A woman started a wildfire that cost nearly $8m (£4.8m, €6m) to bring under control, because she thought that her firefighter friends were 'bored'.

Sadie Renee Johnson of Warm Springs, Oregon, used a lighter to ignite a small firework and threw it from a car she was riding in with two younger brothers into the roadside brush.

The blaze, which started in July 2013, on the Warm Springs Indian Reservation, spread to about 80 square miles (51,000 acres) and was not fully extinguished until September.

"Like my fire?" Johnson wrote on her Facebook page, two days after starting the blaze.

When questioned by detectives, Johnson said that she only started the fire because she thought that her firefighter friends were bored and needed work, and she never thought that it would become so big.

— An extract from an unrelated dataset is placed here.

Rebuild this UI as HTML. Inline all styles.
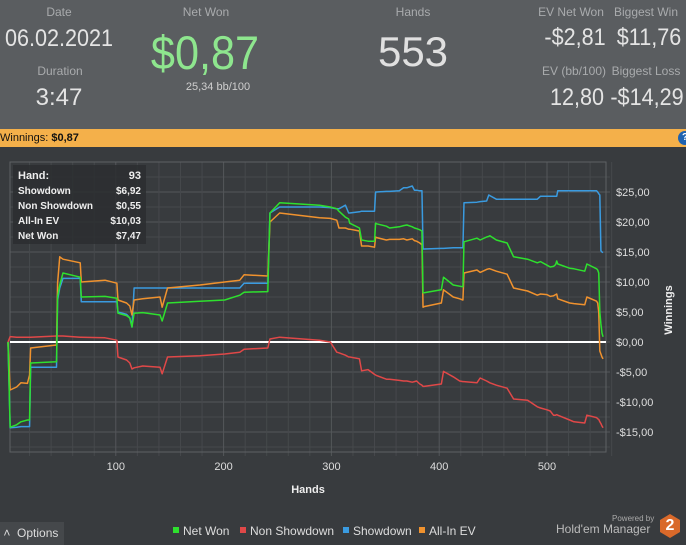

The details of the case were released on Friday by the US Justice Department, who according to KTVZ-TV, were keen to underscore the danger of reckless actions during the wildfire season.

Playing with fire

The 23-year-old, who pleaded guilty in May, is due to be sentenced on September 3.

She faces a maximum sentence of five years in prison.

It is not the first time this year a devastating blaze has been caused by someone playing with fire.

In July, a Seattle man using a blowtorch to kill spiders in the laundry room of a rented house he shared with his mother, stating a blaze that caused $60,000 damage.

Kyle Moore, a Seattle Fire Department spokesman told Herald and News the man had used a spray paint canister and lighter as a "self-made blowtorch."

"I don't want to encourage people to do this, but that's what he did," Moore said. "The spider tried to get into the wall. He sprayed flames on the wall, lit the wall on fire, and that extended up to the ceiling."

"There are safer, more effective ways to kill a spider than using fire," Moore said. "Fire is not the method to use to kill a spider," said Moore, and added that he did not think the spider had survived the blaze.